As hotels struggle to engage with tourists, businesses are repurposing their vacant rooms to provide shelter, safety and privacy. For more, explore Inter-covid Hospitality.

Kyukamura Hotels, Japan Kyukamura Hotels, Japan

Stat: Local radio fans also seek regional entertainment

Beosound Edge by Bang & Olufsen Beosound Edge by Bang & Olufsen

With radio remaining a popular form of entertainment in 2020, local radio fans in particular are displaying different media consumption habits to the wider public.

According to a recent YouGov study of British listeners, 38% tend to (29%) or definitely (9%) agree that they prefer local radio stations to national broadcasters. Between the 9% of those who definitely prefer local radio stations and others surveyed, there are also habitual discrepancies in the way they consume media. Local radio fans not only listen to more commercial radio, they also read regional and local newspapers more frequently.

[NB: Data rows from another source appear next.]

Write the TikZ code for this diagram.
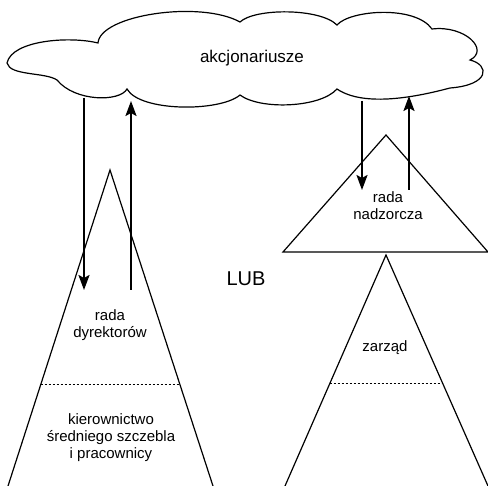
\documentclass[tikz,border=0pt]{standalone}
\usepackage{fontspec}
\setmainfont{Liberation Sans}
\usetikzlibrary{arrows.meta,calc}

\tikzset{
  flow/.style={line width=2.2pt,-{Stealth[length=15pt,width=11pt,inset=3pt]}},
  level/.style={line width=1.2pt},
  split/.style={line width=1.1pt,dash pattern=on 2pt off 2pt},
  label/.style={font=\fontsize{15}{17}\selectfont,align=center}
}

\begin{document}
\begin{tikzpicture}[x=1pt,y=-1pt]
  \useasboundingbox (0,0) rectangle (488,486);

  % Cloud of shareholders
  \draw[line width=1.2pt] (7,63)
    .. controls (12,40) and (70,36) .. (98,43)
    .. controls (100,15) and (200,0) .. (240,22)
    .. controls (255,8) and (320,8) .. (337,25)
    .. controls (350,10) and (415,5) .. (432,29)
    .. controls (465,25) and (490,50) .. (470,60)
    .. controls (490,65) and (490,85) .. (450,88)
    .. controls (420,96) and (365,108) .. (337,89)
    .. controls (320,108) and (260,110) .. (240,95)
    .. controls (220,112) and (140,112) .. (127,89)
    .. controls (120,102) and (75,102) .. (57,80)
    .. controls (45,72) and (10,76) .. (7,63) -- cycle;
  \node[font=\fontsize{17}{20}\selectfont] (owners) at (252,58) {akcjonariusze};

  % One-tier board
  \coordinate (boardtop) at (110,170);
  \coordinate (boardl) at (8,486);
  \coordinate (boardr) at (213,486);
  \draw[level] (boardl) -- (boardtop) -- (boardr);
  \draw[split] ($(boardtop)!0.68!(boardl)$) -- ($(boardtop)!0.68!(boardr)$);
  \node[label] (board) at (110,325) {rada\\dyrektorów};
  \node[label] (staff) at (111,438) {kierownictwo\\średniego szczebla\\i pracownicy};

  \node[font=\fontsize{20}{24}\selectfont] (or) at (246,279) {LUB};

  % Two-tier boards
  \coordinate (supertop) at (386,135);
  \coordinate (superl) at (283,252);
  \coordinate (superr) at (488,252);
  \draw[level] (superl) -- (supertop) -- (superr) -- cycle;
  \node[label] (super) at (388,206) {rada\\nadzorcza};

  \coordinate (mgmttop) at (386,255);
  \coordinate (mgmtl) at (285,486);
  \coordinate (mgmtr) at (488,486);
  \draw[level] (mgmtl) -- (mgmttop) -- (mgmtr);
  \draw[split] ($(mgmttop)!0.558!(mgmtl)$) -- ($(mgmttop)!0.558!(mgmtr)$);
  \node[label] (mgmt) at (385,348) {zarząd};

  % Arrows between shareholders and boards
  \coordinate (c1) at (84,98);
  \coordinate (b1) at (84,290);
  \coordinate (b2) at (131,290);
  \coordinate (c2) at (131,101);
  \coordinate (c3) at (362,101);
  \coordinate (s1) at (362,190);
  \coordinate (s2) at (409,190);
  \coordinate (c4) at (409,96);
  \draw[flow] (c1) -- (b1);
  \draw[flow] (b2) -- (c2);
  \draw[flow] (c3) -- (s1);
  \draw[flow] (s2) -- (c4);
\end{tikzpicture}
\end{document}
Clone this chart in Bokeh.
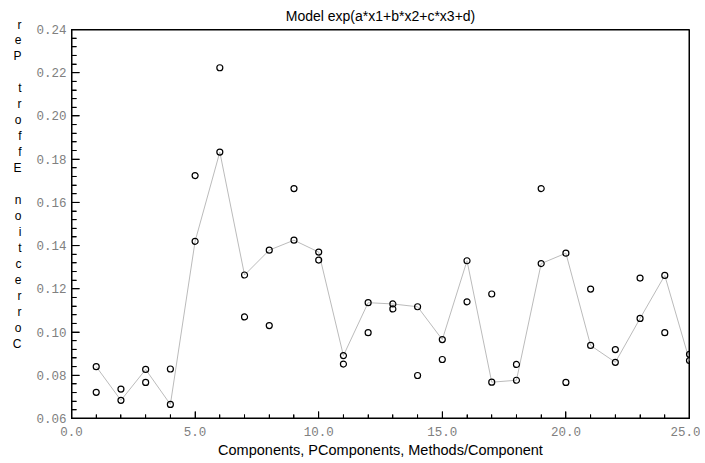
from bokeh.plotting import figure
from bokeh.models import Range1d, NumeralTickFormatter, SingleIntervalTicker
from bokeh.embed import file_html
from bokeh.resources import INLINE

components = list(range(1, 26))
model_values = [0.0840, 0.0684, 0.0827, 0.0665, 0.1420, 0.1833, 0.1264, 0.1379, 0.1425, 0.1370,
                0.0891, 0.1136, 0.1130, 0.1117, 0.0965, 0.1330, 0.0768, 0.0777, 0.1317, 0.1365,
                0.0938, 0.0860, 0.1063, 0.1262, 0.0868]
observed_values = [0.0721, 0.0736, 0.0767, 0.0829, 0.1724, 0.2223, 0.1070, 0.1030, 0.1664, 0.1333,
                   0.0852, 0.0997, 0.1107, 0.0799, 0.0873, 0.1140, 0.1176, 0.0850, 0.1664, 0.0767,
                   0.1199, 0.0919, 0.1250, 0.0997, 0.0897]

title_text = "Model exp(a*x1+b*x2+c*x3+d)"
x_label = "Components, PComponents, Methods/Component"
y_label = "Correction Effort Per"

x_min, x_max = 0, 25
y_min, y_max = 0.06, 0.24
x_major = [0, 5, 10, 15, 20, 25]
x_minor = [v for v in range(1, 25) if v % 5 != 0]
y_major = [0.06, 0.08, 0.10, 0.12, 0.14, 0.16, 0.18, 0.20, 0.22, 0.24]
y_minor = [round(0.06 + 0.004 * i, 3) for i in range(1, 45) if i % 5 != 0]

frame_w, frame_h = 618, 391
p = figure(width=700, height=460, output_backend="svg", toolbar_location=None,
           x_range=Range1d(x_min, x_max), y_range=Range1d(y_min, y_max),
           min_border_left=71, min_border_right=11, min_border_top=29, min_border_bottom=40)
p.title.text = title_text
p.title.align = "center"
p.title.text_font = "Liberation Sans"
p.title.text_font_size = "14px"
p.title.text_font_style = "normal"
p.title.text_color = "black"
p.title.standoff = 11
p.grid.visible = False
p.outline_line_color = "black"

for ax in (p.xaxis[0], p.yaxis[0]):
    ax.axis_line_color = "black"
    ax.major_tick_line_color = "black"
    ax.minor_tick_line_color = "black"
    ax.major_tick_out = 0
    ax.minor_tick_out = 0
    ax.major_label_text_font = "Liberation Mono"
    ax.major_label_text_font_size = "12.5px"
    ax.major_label_text_color = "#808080"

p.xaxis.ticker = SingleIntervalTicker(interval=5, num_minor_ticks=5)
p.xaxis.formatter = NumeralTickFormatter(format="0.0")
p.xaxis.major_tick_in = 7
p.xaxis.minor_tick_in = 4
p.xaxis.major_label_standoff = 8
p.xaxis.axis_label = x_label
p.xaxis.axis_label_text_font = "Liberation Sans"
p.xaxis.axis_label_text_font_size = "14.5px"
p.xaxis.axis_label_text_font_style = "normal"
p.xaxis.axis_label_text_color = "black"
p.xaxis.axis_label_standoff = 3

p.yaxis.ticker = SingleIntervalTicker(interval=0.02, num_minor_ticks=5)
p.yaxis.formatter = NumeralTickFormatter(format="0.00")
p.yaxis.major_tick_in = 8
p.yaxis.minor_tick_in = 5
p.yaxis.major_label_standoff = 5

stacked_lines = list(reversed(y_label)) + [" "] * 5
p.yaxis.axis_label = "\n".join(stacked_lines)
p.yaxis.axis_label_orientation = "horizontal"
p.yaxis.axis_label_text_font = "Liberation Sans"
p.yaxis.axis_label_text_font_size = "12px"
p.yaxis.axis_label_text_font_style = "normal"
p.yaxis.axis_label_text_color = "black"
p.yaxis.axis_label_text_line_height = 1.14
p.yaxis.axis_label_text_align = "center"
p.yaxis.axis_label_standoff = 12

# frame box and inward ticks drawn as glyph segments (edge lines half-clipped by the frame)
dx = (x_max - x_min) / frame_w   # data units per pixel, x
dy = (y_max - y_min) / frame_h   # data units per pixel, y
p.segment(x0=[x_min, x_min, x_min, x_max], y0=[y_min, y_max, y_min, y_min],
          x1=[x_max, x_max, x_min, x_max], y1=[y_min, y_max, y_max, y_max],
          line_color="black", line_width=2)
p.segment(x0=x_major, y0=[y_min] * len(x_major), x1=x_major, y1=[y_min + 7 * dy] * len(x_major),
          line_color="black", line_width=1)
p.segment(x0=x_minor, y0=[y_min] * len(x_minor), x1=x_minor, y1=[y_min + 4 * dy] * len(x_minor),
          line_color="black", line_width=1)
p.segment(x0=[x_min] * len(y_major), y0=y_major, x1=[x_min + 8 * dx] * len(y_major), y1=y_major,
          line_color="black", line_width=1)
p.segment(x0=[x_min] * len(y_minor), y0=y_minor, x1=[x_min + 5 * dx] * len(y_minor), y1=y_minor,
          line_color="black", line_width=1)

p.line(components, model_values, line_color="#bbbbbb", line_width=1)
p.scatter(components, model_values, marker="circle", size=6, fill_color=None,
          line_color="black", line_width=1.2)
p.scatter(components, observed_values, marker="circle", size=6, fill_color=None,
          line_color="black", line_width=1.2)

open("out.html", "w").write(file_html(p, INLINE))
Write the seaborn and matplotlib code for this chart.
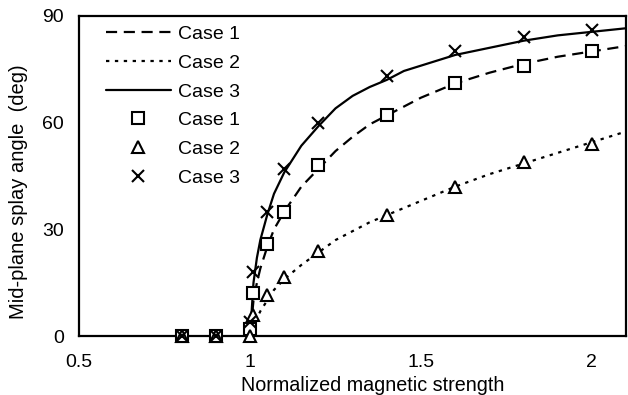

In turn, they are less interested in watching tv, with only 48% of this group having watched non-commercial tv in the past 12 months compared with 60% of Britons overall. With local radio fans in mind, brands have an opportunity to tap into more nuanced mindsets and interests by targeting these loyal listeners – something we identify in our Big Idea focused on alternative entertainment platforms.